[Start of RECORDS SUPPLIED]
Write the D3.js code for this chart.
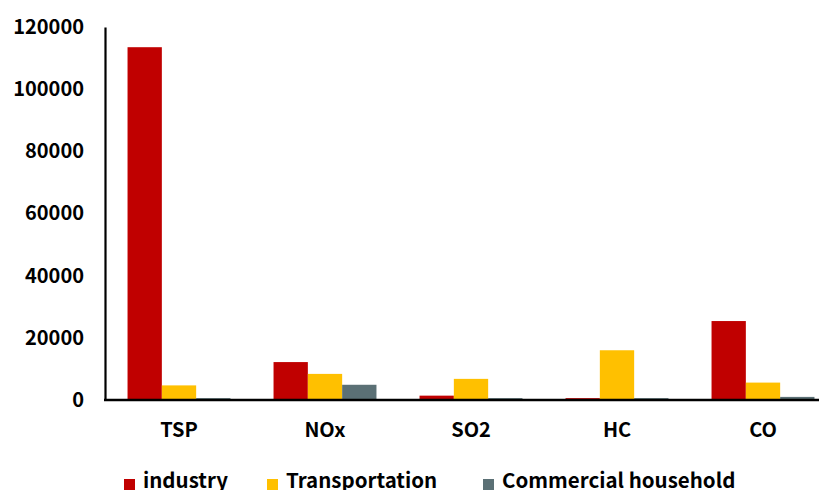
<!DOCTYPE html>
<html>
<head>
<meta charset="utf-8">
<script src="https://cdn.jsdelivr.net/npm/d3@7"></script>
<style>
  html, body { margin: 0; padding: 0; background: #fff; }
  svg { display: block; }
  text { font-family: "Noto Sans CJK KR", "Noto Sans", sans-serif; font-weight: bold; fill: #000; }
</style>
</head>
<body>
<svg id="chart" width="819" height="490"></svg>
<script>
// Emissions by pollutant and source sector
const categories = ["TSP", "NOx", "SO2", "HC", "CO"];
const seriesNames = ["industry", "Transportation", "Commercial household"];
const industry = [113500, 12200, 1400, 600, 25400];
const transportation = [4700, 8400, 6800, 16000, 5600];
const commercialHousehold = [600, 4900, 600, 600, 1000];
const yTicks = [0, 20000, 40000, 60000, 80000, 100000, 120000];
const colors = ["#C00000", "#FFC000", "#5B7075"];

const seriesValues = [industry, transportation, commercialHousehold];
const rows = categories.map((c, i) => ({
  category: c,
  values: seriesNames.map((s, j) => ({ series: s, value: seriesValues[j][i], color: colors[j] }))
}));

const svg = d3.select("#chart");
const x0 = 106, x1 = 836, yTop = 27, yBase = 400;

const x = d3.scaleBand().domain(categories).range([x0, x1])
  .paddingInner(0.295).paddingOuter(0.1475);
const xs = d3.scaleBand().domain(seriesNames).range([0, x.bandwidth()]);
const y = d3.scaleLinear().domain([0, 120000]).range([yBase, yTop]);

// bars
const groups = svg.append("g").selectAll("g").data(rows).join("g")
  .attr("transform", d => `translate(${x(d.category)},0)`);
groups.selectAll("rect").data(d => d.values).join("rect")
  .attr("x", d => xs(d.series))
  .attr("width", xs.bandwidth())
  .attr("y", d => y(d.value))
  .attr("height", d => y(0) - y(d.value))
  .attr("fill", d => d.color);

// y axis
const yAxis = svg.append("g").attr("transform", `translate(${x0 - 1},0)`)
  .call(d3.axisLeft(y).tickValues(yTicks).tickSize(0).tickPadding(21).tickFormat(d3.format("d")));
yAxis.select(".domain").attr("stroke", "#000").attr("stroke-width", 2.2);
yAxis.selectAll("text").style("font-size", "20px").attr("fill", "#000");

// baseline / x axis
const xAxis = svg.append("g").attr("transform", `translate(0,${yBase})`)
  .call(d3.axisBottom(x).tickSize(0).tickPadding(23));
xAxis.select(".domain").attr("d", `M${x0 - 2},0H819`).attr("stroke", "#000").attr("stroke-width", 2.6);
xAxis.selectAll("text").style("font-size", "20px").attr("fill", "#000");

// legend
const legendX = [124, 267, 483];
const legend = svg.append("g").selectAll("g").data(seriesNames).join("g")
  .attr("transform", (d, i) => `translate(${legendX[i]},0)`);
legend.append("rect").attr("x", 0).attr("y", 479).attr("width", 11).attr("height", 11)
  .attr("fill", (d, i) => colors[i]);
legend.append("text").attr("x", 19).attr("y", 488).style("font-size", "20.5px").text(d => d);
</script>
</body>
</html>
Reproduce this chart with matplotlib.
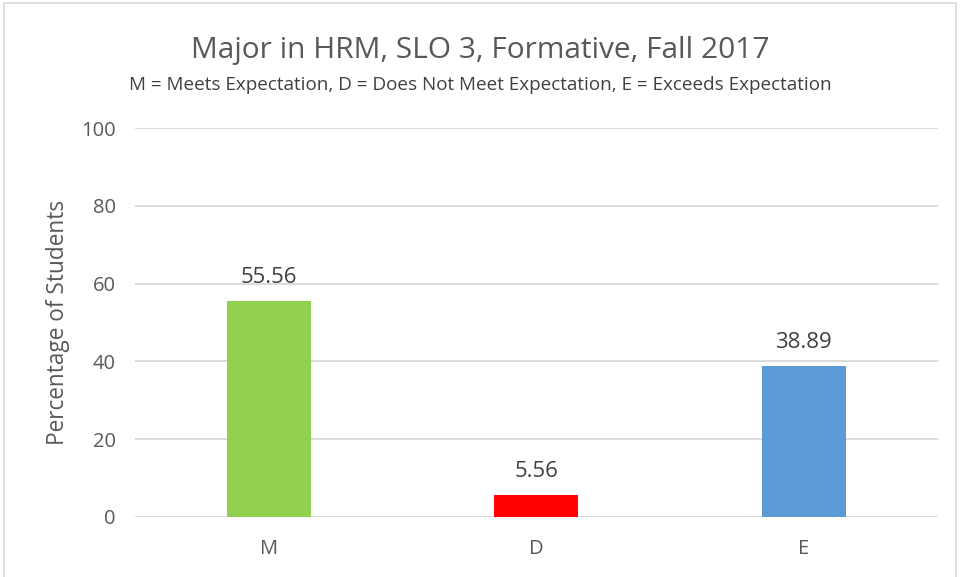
[End of RECORDS SUPPLIED]
■ REQUIRED WORK: Transcribe every entry word for word, but skip the pictures.

■ ANSWER TO THIS PROBLEM:
Write the D3.js code for this chart.
<!DOCTYPE html>
<html>
<head>
<meta charset="utf-8">
<script src="https://cdn.jsdelivr.net/npm/d3@7"></script>
<style>
  html, body { margin: 0; padding: 0; background: #fff; }
  svg { display: block; }
  text { font-family: "Noto Sans CJK KR", "Noto Sans", sans-serif; font-weight: bold; fill: #000; }
</style>
</head>
<body>
<svg id="chart" width="819" height="490"></svg>
<script>
// Emissions by pollutant and source sector
const categories = ["TSP", "NOx", "SO2", "HC", "CO"];
const seriesNames = ["industry", "Transportation", "Commercial household"];
const industry = [113500, 12200, 1400, 600, 25400];
const transportation = [4700, 8400, 6800, 16000, 5600];
const commercialHousehold = [600, 4900, 600, 600, 1000];
const yTicks = [0, 20000, 40000, 60000, 80000, 100000, 120000];
const colors = ["#C00000", "#FFC000", "#5B7075"];

const seriesValues = [industry, transportation, commercialHousehold];
const rows = categories.map((c, i) => ({
  category: c,
  values: seriesNames.map((s, j) => ({ series: s, value: seriesValues[j][i], color: colors[j] }))
}));

const svg = d3.select("#chart");
const x0 = 106, x1 = 836, yTop = 27, yBase = 400;

const x = d3.scaleBand().domain(categories).range([x0, x1])
  .paddingInner(0.295).paddingOuter(0.1475);
const xs = d3.scaleBand().domain(seriesNames).range([0, x.bandwidth()]);
const y = d3.scaleLinear().domain([0, 120000]).range([yBase, yTop]);

// bars
const groups = svg.append("g").selectAll("g").data(rows).join("g")
  .attr("transform", d => `translate(${x(d.category)},0)`);
groups.selectAll("rect").data(d => d.values).join("rect")
  .attr("x", d => xs(d.series))
  .attr("width", xs.bandwidth())
  .attr("y", d => y(d.value))
  .attr("height", d => y(0) - y(d.value))
  .attr("fill", d => d.color);

// y axis
const yAxis = svg.append("g").attr("transform", `translate(${x0 - 1},0)`)
  .call(d3.axisLeft(y).tickValues(yTicks).tickSize(0).tickPadding(21).tickFormat(d3.format("d")));
yAxis.select(".domain").attr("stroke", "#000").attr("stroke-width", 2.2);
yAxis.selectAll("text").style("font-size", "20px").attr("fill", "#000");

// baseline / x axis
const xAxis = svg.append("g").attr("transform", `translate(0,${yBase})`)
  .call(d3.axisBottom(x).tickSize(0).tickPadding(23));
xAxis.select(".domain").attr("d", `M${x0 - 2},0H819`).attr("stroke", "#000").attr("stroke-width", 2.6);
xAxis.selectAll("text").style("font-size", "20px").attr("fill", "#000");

// legend
const legendX = [124, 267, 483];
const legend = svg.append("g").selectAll("g").data(seriesNames).join("g")
  .attr("transform", (d, i) => `translate(${legendX[i]},0)`);
legend.append("rect").attr("x", 0).attr("y", 479).attr("width", 11).attr("height", 11)
  .attr("fill", (d, i) => colors[i]);
legend.append("text").attr("x", 19).attr("y", 488).style("font-size", "20.5px").text(d => d);
</script>
</body>
</html>
Reproduce this chart with matplotlib.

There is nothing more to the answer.